→ **AIM OF THE EXERCISE**: Extract, exactly as written, each line from the start of the records below to the line containing "dash = (0, (6, 4))", both ends included; drop the pictures.
* * *
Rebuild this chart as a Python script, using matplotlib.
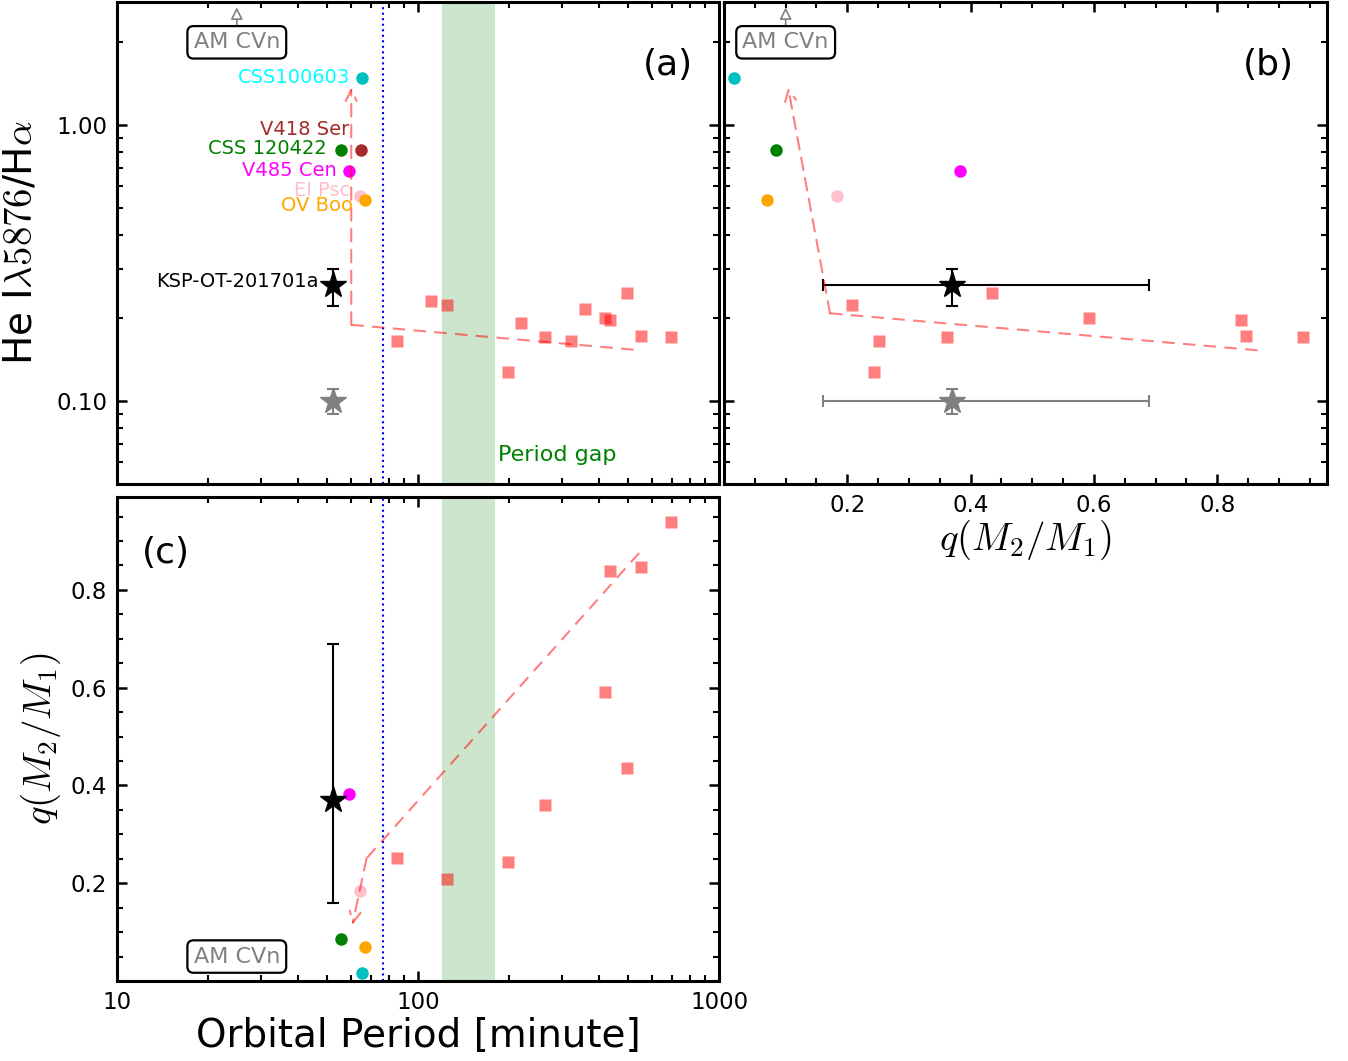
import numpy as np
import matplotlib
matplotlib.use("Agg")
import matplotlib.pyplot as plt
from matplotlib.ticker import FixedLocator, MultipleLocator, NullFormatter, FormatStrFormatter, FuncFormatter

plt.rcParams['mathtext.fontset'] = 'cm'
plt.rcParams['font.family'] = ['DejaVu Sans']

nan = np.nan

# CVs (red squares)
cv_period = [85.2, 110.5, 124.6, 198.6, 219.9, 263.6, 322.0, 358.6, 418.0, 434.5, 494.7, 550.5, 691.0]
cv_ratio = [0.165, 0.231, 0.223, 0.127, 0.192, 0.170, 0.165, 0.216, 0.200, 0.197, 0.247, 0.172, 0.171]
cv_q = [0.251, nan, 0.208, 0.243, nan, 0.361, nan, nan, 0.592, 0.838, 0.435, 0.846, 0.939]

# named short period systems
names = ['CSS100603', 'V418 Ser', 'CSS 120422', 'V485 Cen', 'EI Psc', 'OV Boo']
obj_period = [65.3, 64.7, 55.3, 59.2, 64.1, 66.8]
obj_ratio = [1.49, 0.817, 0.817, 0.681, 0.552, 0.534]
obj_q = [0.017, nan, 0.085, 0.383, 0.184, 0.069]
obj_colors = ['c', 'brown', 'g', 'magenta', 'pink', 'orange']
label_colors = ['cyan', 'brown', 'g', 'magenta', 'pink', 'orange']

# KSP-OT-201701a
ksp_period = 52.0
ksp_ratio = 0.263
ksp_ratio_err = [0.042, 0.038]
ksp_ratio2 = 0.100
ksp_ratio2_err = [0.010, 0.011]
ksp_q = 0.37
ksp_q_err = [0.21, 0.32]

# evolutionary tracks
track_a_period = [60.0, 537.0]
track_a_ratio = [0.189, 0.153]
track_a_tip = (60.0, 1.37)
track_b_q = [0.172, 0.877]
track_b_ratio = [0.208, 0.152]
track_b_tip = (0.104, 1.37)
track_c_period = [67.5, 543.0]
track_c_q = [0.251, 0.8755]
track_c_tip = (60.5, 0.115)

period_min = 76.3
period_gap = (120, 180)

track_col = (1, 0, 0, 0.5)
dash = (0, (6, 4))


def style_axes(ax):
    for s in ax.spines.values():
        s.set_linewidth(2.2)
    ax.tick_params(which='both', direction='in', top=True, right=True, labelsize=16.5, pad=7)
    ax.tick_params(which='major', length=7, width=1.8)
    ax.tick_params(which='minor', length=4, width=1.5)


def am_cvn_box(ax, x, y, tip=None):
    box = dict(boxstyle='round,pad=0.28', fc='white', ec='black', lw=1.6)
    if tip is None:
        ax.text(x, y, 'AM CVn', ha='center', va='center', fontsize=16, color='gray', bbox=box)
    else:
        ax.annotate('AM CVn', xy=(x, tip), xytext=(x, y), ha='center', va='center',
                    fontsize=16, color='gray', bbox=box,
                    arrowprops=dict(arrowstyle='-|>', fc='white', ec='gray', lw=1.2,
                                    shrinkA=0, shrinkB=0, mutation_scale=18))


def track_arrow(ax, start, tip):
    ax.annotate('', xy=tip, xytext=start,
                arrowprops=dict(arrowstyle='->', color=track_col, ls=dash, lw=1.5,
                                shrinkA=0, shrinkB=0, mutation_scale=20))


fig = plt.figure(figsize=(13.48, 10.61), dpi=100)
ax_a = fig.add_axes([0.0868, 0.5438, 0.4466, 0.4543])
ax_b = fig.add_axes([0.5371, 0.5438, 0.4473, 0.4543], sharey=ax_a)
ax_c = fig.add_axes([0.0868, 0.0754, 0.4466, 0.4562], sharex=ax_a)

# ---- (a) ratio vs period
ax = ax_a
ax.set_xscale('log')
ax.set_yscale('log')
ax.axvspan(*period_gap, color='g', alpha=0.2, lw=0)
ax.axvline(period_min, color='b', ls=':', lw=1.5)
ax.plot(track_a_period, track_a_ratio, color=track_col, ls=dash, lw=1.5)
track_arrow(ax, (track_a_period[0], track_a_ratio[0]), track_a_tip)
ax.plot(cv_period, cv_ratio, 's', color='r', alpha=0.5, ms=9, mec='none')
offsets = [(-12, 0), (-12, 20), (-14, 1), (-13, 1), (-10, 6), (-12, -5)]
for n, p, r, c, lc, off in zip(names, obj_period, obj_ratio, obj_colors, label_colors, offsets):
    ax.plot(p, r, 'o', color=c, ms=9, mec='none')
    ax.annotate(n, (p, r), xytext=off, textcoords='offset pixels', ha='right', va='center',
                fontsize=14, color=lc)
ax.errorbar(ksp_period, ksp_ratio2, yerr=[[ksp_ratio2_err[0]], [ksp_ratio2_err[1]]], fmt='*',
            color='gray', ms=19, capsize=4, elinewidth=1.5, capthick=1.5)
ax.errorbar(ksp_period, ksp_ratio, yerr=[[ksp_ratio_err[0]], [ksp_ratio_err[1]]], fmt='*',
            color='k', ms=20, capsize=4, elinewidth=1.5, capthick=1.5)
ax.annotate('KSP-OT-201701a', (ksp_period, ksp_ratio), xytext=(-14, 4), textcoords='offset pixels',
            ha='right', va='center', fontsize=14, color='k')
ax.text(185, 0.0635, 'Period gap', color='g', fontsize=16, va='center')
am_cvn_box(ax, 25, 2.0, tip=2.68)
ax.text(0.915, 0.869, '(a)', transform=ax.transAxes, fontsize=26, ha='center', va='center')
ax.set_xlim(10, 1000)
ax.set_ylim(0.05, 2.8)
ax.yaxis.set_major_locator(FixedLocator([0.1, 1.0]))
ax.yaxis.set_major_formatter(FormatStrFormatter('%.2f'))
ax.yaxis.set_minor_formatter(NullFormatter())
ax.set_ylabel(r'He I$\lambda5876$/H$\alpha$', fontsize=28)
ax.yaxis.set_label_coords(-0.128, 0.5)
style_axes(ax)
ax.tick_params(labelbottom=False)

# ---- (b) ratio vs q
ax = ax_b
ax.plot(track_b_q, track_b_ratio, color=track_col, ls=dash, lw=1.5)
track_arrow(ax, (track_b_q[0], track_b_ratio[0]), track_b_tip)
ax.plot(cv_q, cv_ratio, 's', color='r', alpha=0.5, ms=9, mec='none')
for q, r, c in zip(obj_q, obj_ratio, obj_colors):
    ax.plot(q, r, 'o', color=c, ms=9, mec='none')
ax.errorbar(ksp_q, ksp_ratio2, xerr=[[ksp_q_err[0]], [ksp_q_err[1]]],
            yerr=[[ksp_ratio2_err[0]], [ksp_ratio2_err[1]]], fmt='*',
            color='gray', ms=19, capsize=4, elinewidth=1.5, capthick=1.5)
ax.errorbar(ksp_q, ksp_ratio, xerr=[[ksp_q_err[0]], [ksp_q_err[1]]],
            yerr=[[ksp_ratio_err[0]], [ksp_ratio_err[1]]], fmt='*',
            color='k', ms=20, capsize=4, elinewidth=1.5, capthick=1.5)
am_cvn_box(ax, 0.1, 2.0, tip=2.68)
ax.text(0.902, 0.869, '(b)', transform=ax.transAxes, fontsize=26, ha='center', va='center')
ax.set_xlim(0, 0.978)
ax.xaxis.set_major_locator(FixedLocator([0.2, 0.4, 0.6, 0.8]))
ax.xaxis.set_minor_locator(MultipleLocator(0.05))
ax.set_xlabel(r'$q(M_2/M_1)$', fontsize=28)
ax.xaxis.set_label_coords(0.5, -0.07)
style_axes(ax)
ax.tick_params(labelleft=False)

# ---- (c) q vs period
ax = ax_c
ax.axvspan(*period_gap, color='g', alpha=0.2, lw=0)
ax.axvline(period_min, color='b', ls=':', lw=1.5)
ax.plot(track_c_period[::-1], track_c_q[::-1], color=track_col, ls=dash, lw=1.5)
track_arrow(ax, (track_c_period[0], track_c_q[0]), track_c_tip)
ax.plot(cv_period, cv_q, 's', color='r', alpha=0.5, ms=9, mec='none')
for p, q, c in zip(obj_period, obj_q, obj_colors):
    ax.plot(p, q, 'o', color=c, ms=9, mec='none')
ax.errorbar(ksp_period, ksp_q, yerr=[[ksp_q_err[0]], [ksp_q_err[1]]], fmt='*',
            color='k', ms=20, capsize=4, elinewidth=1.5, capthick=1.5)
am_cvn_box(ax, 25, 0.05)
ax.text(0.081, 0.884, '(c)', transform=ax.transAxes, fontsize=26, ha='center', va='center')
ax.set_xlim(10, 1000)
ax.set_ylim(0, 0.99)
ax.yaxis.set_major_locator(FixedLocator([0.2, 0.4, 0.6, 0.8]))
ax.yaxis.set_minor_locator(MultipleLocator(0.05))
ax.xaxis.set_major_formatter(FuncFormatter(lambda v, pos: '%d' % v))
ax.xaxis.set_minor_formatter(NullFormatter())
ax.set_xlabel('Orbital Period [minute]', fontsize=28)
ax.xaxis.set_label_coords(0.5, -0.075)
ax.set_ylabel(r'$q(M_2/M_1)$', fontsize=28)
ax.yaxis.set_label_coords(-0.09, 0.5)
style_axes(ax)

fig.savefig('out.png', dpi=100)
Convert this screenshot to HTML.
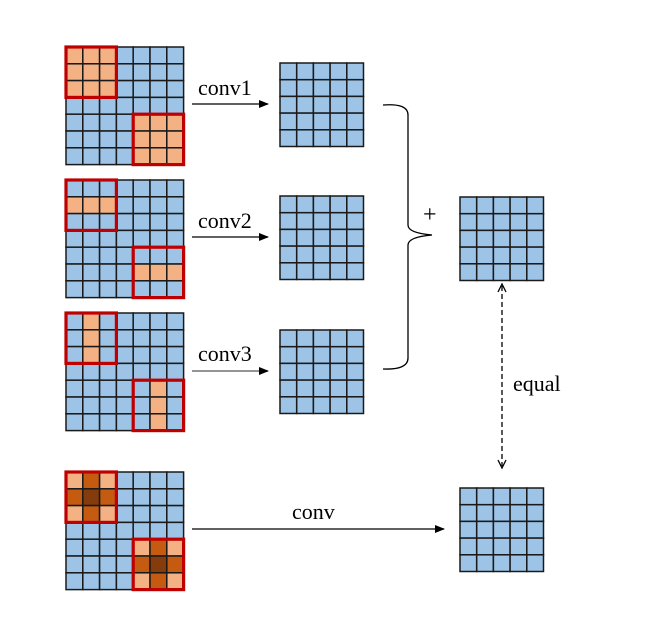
* * *
→ **ANSWER IN FULL**:
Rebuild this chart as a Python script, using matplotlib.
import numpy as np
import matplotlib
matplotlib.use("Agg")
import matplotlib.pyplot as plt
from matplotlib.ticker import FixedLocator, MultipleLocator, NullFormatter, FormatStrFormatter, FuncFormatter

plt.rcParams['mathtext.fontset'] = 'cm'
plt.rcParams['font.family'] = ['DejaVu Sans']

nan = np.nan

# CVs (red squares)
cv_period = [85.2, 110.5, 124.6, 198.6, 219.9, 263.6, 322.0, 358.6, 418.0, 434.5, 494.7, 550.5, 691.0]
cv_ratio = [0.165, 0.231, 0.223, 0.127, 0.192, 0.170, 0.165, 0.216, 0.200, 0.197, 0.247, 0.172, 0.171]
cv_q = [0.251, nan, 0.208, 0.243, nan, 0.361, nan, nan, 0.592, 0.838, 0.435, 0.846, 0.939]

# named short period systems
names = ['CSS100603', 'V418 Ser', 'CSS 120422', 'V485 Cen', 'EI Psc', 'OV Boo']
obj_period = [65.3, 64.7, 55.3, 59.2, 64.1, 66.8]
obj_ratio = [1.49, 0.817, 0.817, 0.681, 0.552, 0.534]
obj_q = [0.017, nan, 0.085, 0.383, 0.184, 0.069]
obj_colors = ['c', 'brown', 'g', 'magenta', 'pink', 'orange']
label_colors = ['cyan', 'brown', 'g', 'magenta', 'pink', 'orange']

# KSP-OT-201701a
ksp_period = 52.0
ksp_ratio = 0.263
ksp_ratio_err = [0.042, 0.038]
ksp_ratio2 = 0.100
ksp_ratio2_err = [0.010, 0.011]
ksp_q = 0.37
ksp_q_err = [0.21, 0.32]

# evolutionary tracks
track_a_period = [60.0, 537.0]
track_a_ratio = [0.189, 0.153]
track_a_tip = (60.0, 1.37)
track_b_q = [0.172, 0.877]
track_b_ratio = [0.208, 0.152]
track_b_tip = (0.104, 1.37)
track_c_period = [67.5, 543.0]
track_c_q = [0.251, 0.8755]
track_c_tip = (60.5, 0.115)

period_min = 76.3
period_gap = (120, 180)

track_col = (1, 0, 0, 0.5)
dash = (0, (6, 4))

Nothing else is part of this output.